--- Begin DATA SECTION ---

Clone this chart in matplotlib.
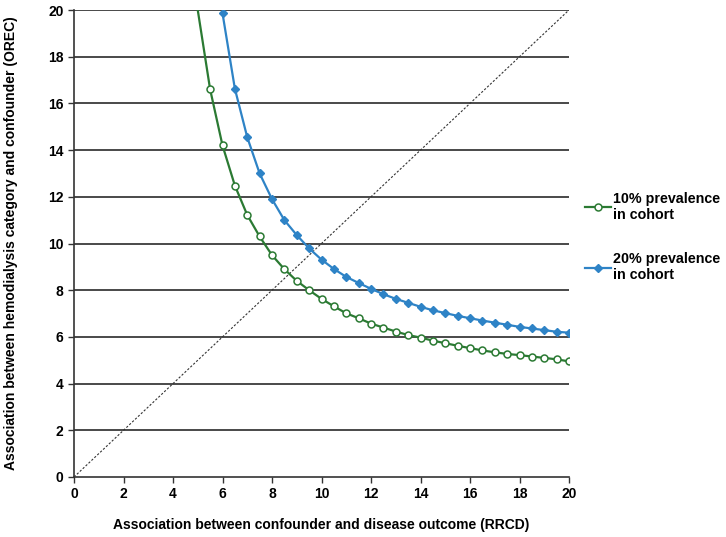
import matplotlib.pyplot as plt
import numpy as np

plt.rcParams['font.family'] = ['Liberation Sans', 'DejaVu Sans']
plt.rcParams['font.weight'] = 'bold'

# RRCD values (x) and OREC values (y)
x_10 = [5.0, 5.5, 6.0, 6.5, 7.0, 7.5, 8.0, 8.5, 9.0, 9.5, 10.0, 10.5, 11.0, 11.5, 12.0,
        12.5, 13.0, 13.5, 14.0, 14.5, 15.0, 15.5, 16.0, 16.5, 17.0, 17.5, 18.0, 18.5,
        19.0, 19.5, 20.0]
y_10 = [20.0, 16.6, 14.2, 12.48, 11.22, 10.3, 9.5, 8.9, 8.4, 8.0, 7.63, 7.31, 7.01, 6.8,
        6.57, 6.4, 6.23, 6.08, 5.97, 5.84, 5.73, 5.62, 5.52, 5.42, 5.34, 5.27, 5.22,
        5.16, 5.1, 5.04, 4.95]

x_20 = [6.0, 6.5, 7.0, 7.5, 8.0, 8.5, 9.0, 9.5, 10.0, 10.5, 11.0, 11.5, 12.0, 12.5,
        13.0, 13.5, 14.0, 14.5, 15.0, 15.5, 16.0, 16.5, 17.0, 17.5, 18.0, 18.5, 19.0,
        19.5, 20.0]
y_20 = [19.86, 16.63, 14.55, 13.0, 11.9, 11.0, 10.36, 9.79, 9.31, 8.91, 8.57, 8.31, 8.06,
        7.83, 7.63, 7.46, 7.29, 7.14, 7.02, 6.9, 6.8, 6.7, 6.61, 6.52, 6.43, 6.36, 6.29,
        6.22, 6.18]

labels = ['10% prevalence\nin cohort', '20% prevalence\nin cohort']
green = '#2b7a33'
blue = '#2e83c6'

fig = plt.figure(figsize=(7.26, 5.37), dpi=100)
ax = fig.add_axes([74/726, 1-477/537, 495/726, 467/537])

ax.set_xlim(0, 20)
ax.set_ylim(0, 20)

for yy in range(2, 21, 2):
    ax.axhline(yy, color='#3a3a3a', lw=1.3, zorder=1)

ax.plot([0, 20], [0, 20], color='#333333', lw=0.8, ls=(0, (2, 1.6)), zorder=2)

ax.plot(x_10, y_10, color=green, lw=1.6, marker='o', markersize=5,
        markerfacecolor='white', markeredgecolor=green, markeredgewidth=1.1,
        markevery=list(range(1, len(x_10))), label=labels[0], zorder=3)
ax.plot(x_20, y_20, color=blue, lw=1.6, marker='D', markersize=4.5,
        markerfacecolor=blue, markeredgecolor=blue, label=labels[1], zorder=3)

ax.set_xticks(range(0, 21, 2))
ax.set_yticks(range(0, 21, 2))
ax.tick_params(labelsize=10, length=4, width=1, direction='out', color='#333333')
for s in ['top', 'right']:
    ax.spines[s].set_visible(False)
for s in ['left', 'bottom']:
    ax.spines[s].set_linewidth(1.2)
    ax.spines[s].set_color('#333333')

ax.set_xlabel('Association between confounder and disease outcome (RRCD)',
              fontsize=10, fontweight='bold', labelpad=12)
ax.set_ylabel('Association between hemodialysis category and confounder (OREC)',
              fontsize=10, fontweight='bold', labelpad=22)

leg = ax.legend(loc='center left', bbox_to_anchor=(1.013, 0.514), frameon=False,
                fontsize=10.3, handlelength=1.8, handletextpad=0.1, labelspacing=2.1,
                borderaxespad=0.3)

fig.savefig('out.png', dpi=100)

--- End DATA SECTION ---

__INSTRUCTIONS FOR THE TASK__.
Every line in the data above that contains "matplotlib" needs to be copied.

__TASK ANSWER__.
Clone this chart in matplotlib.
import matplotlib.pyplot as plt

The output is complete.